### Task statement:
Show, in full, each line of the data that contains "with".

### Task input:

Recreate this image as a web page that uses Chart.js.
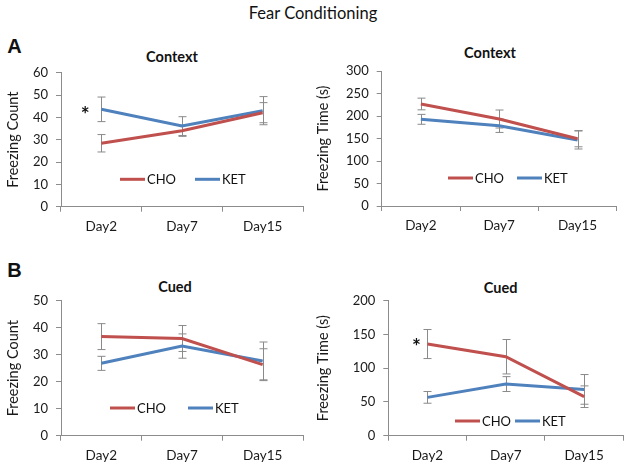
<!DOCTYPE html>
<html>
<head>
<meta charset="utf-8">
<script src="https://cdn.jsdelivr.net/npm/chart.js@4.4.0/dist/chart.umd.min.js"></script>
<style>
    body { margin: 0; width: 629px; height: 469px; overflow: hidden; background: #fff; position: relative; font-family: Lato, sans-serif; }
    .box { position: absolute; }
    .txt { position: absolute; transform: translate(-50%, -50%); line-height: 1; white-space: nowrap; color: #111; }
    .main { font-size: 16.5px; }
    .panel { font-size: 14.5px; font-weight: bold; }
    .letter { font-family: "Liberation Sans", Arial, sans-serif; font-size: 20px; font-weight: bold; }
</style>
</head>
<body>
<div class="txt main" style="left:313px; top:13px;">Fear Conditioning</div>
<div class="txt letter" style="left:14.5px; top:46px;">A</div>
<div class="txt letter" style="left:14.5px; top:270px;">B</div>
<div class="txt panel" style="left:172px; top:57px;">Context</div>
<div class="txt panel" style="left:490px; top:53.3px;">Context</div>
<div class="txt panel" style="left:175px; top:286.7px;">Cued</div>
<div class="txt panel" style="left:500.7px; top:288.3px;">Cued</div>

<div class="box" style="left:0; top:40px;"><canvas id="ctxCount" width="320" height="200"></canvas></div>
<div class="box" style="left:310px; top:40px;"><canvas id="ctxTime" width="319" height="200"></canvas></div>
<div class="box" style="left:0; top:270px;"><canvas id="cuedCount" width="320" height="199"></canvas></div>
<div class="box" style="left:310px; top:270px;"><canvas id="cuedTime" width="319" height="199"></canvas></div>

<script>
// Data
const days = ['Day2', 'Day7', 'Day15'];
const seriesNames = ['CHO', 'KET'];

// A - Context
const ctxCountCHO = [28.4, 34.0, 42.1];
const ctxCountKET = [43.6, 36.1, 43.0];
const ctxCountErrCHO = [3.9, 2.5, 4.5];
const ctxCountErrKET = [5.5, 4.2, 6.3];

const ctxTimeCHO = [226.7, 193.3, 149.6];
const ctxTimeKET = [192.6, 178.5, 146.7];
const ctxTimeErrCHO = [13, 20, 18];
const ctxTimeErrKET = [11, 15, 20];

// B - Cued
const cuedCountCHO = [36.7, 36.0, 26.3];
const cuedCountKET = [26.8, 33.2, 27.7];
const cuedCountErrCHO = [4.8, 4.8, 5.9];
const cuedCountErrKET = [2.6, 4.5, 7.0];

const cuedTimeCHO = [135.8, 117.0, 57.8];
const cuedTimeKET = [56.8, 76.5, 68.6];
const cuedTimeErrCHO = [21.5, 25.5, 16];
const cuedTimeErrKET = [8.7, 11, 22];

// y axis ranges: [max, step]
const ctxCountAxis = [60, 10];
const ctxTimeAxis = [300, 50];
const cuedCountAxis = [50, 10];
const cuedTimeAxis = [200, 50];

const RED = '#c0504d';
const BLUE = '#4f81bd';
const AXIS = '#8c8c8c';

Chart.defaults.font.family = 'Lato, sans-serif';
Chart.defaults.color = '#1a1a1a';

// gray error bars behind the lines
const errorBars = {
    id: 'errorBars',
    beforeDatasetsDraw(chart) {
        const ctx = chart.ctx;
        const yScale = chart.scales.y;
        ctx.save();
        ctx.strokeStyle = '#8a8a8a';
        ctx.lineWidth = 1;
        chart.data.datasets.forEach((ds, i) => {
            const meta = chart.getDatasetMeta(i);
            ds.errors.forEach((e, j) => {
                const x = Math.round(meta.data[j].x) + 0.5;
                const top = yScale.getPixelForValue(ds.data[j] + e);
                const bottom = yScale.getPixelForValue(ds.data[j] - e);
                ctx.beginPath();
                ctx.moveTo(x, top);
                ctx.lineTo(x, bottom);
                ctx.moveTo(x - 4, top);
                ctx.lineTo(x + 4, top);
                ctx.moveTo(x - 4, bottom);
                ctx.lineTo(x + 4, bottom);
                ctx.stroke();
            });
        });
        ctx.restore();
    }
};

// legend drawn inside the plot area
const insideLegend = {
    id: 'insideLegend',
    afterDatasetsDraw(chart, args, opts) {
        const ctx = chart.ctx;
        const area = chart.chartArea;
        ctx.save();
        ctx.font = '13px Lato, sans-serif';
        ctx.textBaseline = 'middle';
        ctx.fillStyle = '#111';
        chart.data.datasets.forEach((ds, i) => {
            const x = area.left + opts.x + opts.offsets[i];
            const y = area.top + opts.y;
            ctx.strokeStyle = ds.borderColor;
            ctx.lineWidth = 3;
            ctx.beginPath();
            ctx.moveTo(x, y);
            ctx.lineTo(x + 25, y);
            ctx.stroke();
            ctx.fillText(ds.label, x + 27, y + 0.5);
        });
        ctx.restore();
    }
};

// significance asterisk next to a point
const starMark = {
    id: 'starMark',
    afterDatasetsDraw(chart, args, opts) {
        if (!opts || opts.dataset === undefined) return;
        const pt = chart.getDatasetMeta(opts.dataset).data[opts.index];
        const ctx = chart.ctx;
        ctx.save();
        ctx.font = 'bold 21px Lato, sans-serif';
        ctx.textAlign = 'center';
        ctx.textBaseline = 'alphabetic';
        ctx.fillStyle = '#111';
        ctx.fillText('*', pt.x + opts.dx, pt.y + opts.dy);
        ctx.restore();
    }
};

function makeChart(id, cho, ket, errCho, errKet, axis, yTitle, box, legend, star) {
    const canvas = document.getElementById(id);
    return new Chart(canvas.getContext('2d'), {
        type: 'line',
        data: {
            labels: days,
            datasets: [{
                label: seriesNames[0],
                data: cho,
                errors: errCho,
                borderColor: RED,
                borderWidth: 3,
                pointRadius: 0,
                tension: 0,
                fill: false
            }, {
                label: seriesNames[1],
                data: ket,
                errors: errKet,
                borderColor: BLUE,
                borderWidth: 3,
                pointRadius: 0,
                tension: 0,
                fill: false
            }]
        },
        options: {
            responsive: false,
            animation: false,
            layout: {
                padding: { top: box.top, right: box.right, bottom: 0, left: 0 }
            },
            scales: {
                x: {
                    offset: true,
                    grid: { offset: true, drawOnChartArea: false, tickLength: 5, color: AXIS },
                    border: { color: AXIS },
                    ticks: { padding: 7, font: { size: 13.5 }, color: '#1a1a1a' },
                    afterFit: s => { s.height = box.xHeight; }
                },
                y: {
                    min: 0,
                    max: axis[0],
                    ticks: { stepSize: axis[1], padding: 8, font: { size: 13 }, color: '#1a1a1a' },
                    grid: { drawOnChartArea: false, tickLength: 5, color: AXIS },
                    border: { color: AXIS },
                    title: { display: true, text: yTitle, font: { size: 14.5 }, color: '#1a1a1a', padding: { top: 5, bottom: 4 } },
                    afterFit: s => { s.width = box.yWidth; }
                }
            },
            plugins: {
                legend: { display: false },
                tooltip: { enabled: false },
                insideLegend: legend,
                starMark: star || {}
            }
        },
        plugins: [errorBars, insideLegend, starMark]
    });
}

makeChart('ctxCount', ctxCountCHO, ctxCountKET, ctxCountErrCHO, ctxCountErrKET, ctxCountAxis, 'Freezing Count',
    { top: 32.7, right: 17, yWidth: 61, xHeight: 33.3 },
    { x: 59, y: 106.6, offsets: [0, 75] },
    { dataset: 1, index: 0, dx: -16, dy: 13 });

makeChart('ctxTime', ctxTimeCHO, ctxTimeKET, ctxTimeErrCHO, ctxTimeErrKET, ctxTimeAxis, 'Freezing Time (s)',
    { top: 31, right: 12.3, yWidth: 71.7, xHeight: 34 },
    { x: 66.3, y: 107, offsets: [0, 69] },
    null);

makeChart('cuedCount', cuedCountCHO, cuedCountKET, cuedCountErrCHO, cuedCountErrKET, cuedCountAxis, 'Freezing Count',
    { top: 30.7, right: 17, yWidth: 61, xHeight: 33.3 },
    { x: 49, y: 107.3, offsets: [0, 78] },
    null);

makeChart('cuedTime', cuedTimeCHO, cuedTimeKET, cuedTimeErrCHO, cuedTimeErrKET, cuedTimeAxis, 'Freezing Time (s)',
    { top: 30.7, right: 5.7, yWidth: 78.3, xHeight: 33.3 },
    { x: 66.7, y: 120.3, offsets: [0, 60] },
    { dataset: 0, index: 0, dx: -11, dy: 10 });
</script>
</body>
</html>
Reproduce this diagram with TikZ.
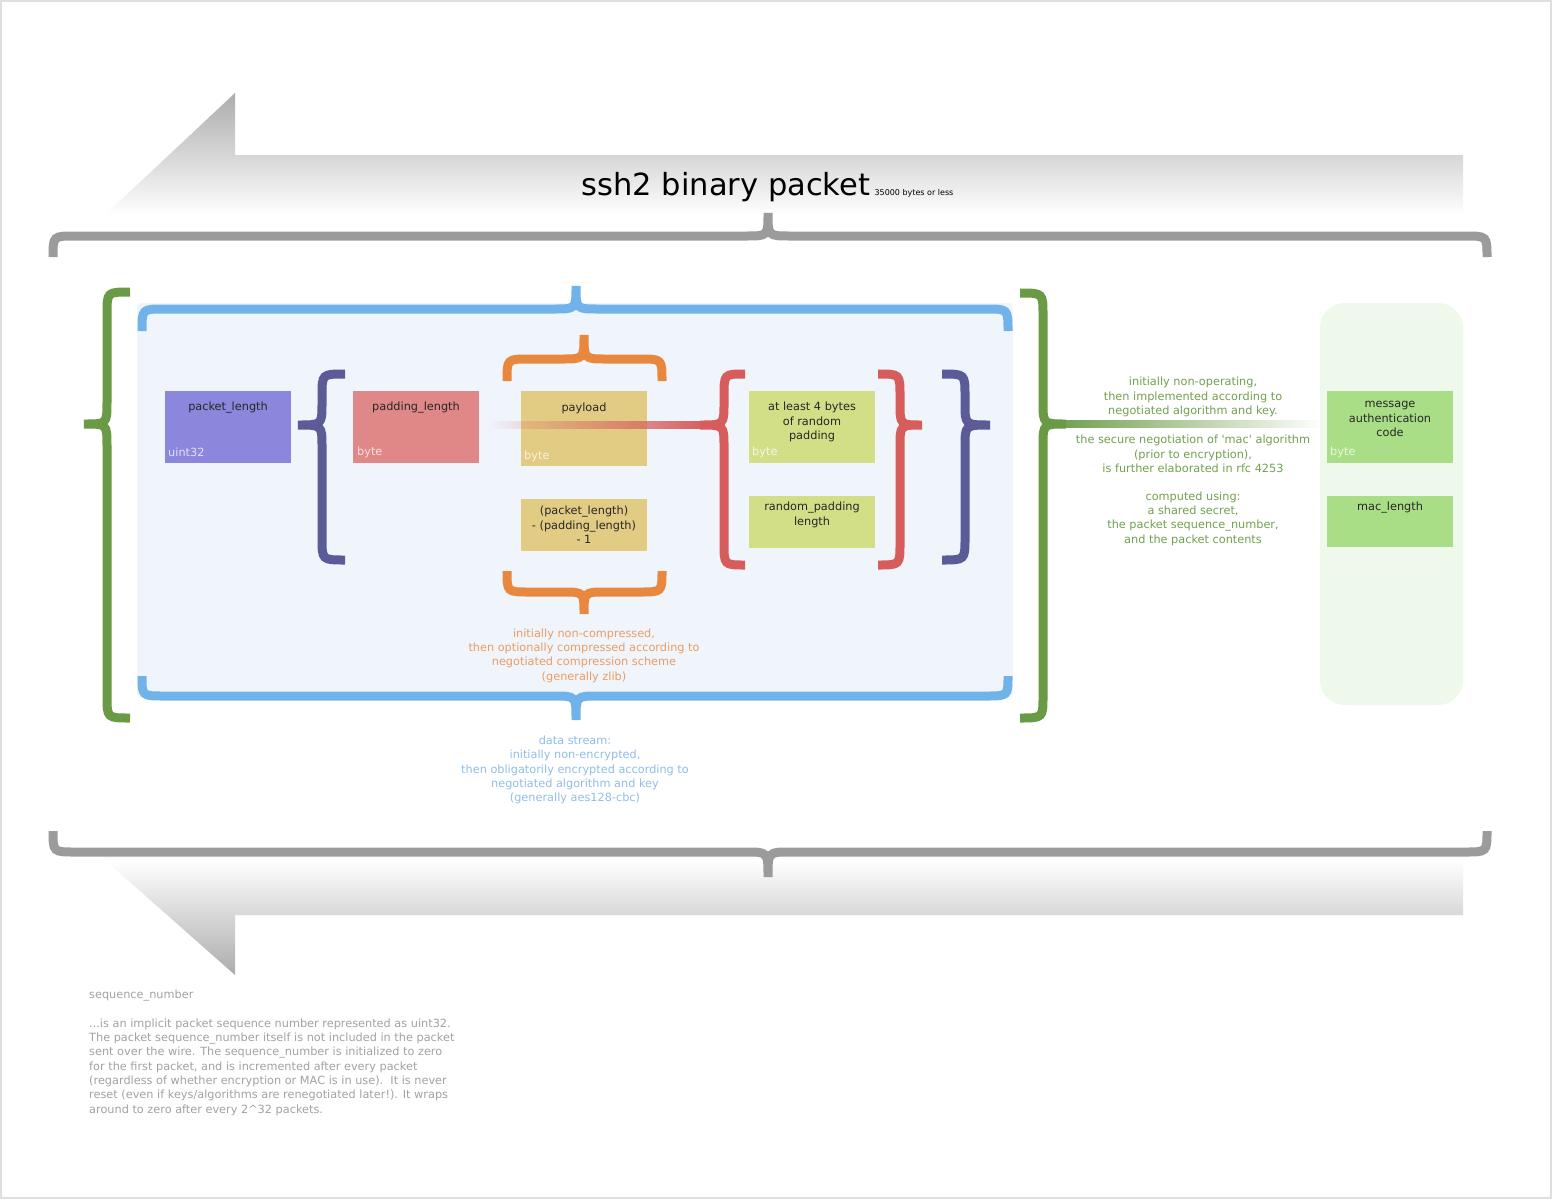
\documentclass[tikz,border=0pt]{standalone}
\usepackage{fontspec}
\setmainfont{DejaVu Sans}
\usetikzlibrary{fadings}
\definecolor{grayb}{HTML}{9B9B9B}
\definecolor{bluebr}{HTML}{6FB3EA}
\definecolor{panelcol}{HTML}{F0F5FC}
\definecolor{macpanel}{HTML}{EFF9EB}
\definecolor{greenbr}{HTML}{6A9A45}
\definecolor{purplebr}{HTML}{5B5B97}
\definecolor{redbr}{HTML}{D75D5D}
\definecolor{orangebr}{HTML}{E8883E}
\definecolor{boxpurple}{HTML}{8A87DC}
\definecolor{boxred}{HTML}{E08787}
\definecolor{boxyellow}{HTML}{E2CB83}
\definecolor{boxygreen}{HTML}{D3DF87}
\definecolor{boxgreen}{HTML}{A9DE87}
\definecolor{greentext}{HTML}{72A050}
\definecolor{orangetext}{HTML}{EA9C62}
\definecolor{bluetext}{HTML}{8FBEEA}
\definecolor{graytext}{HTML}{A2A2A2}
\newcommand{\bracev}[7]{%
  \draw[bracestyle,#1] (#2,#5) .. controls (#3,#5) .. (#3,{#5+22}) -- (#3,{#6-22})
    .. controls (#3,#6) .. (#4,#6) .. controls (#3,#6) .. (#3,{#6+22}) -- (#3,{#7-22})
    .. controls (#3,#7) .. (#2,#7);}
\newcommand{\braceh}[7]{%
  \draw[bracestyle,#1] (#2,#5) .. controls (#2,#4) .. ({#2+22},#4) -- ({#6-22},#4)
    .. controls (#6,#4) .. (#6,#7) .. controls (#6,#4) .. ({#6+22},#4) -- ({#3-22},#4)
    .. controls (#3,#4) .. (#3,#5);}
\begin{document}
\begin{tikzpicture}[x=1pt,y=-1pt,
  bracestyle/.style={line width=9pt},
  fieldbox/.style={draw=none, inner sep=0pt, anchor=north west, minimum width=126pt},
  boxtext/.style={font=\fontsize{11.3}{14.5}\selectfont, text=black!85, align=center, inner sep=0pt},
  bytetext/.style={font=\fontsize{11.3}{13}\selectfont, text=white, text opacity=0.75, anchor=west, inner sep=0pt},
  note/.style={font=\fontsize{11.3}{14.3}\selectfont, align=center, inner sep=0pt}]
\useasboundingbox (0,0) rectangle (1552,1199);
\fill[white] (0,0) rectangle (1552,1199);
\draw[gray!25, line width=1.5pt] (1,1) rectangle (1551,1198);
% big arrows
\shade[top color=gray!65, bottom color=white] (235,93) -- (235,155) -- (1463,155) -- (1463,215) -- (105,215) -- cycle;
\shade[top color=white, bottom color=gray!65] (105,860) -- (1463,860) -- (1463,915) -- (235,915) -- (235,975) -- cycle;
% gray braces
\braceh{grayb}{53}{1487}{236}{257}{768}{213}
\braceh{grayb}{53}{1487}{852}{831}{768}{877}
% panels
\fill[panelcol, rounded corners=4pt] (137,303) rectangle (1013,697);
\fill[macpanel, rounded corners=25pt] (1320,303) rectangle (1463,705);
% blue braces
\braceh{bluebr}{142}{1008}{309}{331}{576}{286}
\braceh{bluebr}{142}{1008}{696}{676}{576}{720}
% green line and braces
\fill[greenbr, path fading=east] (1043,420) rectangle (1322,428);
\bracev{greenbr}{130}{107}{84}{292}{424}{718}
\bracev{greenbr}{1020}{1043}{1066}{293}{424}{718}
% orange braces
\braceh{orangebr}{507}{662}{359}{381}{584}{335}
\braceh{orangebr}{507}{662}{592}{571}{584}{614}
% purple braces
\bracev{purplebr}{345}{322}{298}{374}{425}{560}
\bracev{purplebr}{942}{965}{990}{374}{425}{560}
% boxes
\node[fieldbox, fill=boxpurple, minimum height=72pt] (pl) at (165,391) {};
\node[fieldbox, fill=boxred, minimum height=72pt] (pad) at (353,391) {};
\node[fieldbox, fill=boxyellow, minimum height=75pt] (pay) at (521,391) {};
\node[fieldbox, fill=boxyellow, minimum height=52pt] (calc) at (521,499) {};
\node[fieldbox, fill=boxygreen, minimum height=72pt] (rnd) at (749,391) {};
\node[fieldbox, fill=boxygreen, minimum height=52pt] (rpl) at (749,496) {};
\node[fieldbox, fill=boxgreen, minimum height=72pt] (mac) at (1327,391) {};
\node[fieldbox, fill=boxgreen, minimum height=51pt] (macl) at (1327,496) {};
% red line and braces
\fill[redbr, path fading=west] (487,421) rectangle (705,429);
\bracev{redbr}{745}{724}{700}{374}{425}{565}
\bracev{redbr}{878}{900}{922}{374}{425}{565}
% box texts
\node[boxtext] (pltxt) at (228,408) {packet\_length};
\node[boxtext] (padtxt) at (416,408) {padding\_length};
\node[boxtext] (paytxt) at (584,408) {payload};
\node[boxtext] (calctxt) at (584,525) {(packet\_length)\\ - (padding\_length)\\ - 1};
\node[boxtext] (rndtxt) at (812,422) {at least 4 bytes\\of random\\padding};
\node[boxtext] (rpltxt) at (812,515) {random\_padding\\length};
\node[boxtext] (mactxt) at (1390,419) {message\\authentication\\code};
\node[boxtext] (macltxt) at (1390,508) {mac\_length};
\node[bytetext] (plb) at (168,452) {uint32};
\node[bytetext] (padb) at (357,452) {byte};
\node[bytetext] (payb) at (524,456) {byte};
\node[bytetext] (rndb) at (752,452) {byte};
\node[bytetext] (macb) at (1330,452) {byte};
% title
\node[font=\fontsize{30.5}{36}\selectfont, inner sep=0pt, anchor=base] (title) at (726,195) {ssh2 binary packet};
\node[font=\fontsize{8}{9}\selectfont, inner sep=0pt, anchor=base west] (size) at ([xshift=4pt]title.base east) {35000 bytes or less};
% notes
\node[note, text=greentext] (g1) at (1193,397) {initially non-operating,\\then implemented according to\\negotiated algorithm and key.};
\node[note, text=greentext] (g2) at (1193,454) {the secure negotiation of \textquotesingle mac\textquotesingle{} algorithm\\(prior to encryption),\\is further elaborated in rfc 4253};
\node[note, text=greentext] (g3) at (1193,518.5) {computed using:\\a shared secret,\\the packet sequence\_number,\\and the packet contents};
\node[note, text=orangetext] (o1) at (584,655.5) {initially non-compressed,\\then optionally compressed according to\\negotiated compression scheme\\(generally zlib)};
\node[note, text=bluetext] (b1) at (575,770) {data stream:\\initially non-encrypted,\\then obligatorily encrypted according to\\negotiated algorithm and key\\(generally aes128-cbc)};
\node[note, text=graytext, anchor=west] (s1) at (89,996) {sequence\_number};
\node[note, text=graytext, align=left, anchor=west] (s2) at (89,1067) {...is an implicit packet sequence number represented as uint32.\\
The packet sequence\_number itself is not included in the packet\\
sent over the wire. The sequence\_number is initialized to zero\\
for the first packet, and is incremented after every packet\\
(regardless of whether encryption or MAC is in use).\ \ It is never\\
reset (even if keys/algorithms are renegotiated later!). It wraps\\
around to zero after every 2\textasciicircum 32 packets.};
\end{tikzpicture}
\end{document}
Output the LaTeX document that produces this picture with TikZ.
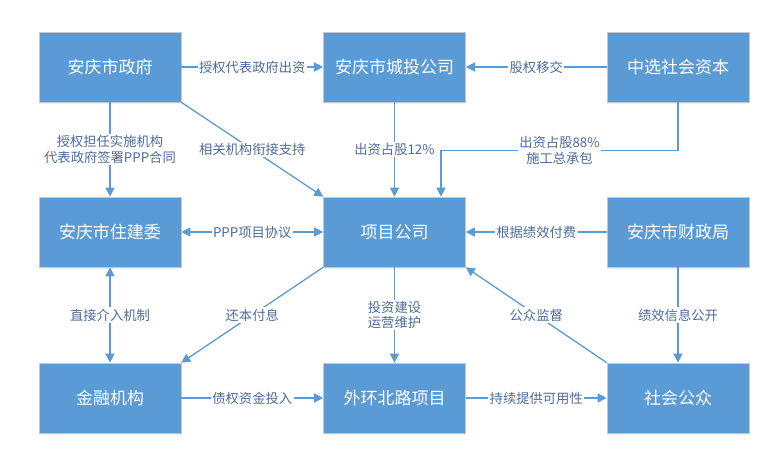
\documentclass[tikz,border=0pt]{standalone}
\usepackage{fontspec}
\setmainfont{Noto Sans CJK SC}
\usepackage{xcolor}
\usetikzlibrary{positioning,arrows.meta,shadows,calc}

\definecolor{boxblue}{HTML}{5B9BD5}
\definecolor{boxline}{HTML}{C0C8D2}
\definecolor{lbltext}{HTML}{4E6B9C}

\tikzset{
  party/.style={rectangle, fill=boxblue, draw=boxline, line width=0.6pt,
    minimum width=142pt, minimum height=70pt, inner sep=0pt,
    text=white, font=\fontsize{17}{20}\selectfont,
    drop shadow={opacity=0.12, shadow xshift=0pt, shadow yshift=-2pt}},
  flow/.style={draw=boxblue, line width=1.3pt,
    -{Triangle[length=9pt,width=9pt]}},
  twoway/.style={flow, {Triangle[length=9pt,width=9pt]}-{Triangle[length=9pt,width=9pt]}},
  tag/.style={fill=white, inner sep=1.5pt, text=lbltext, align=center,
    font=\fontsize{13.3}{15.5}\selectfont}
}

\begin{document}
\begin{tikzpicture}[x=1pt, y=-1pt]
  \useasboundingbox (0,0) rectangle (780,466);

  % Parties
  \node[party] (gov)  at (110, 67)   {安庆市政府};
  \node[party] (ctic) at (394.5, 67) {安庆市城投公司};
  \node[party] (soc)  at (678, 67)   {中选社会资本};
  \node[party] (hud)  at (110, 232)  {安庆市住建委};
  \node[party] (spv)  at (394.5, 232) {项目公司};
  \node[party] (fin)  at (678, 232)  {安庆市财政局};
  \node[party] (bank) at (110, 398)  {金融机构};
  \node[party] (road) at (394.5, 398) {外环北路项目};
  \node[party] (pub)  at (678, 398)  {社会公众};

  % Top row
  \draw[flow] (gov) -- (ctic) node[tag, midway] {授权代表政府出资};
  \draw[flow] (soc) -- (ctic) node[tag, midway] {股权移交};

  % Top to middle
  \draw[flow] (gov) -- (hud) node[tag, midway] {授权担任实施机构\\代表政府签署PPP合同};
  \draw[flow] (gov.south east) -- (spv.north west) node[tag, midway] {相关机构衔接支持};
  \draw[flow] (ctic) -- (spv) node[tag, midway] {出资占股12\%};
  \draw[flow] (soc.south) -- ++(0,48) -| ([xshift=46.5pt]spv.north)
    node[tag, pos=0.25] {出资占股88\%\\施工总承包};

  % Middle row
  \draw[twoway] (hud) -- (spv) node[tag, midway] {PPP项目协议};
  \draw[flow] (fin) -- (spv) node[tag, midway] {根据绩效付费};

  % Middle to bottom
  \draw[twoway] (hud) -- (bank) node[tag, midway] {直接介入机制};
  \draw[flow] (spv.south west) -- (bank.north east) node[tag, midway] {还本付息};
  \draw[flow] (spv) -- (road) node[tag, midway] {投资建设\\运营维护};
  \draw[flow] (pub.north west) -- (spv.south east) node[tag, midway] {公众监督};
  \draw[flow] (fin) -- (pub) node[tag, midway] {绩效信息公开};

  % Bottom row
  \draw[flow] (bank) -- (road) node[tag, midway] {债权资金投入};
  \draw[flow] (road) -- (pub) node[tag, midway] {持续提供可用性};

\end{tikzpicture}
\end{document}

### Written answer:
Reproduce this diagram with TikZ.
Output the LaTeX document that produces this picture with TikZ.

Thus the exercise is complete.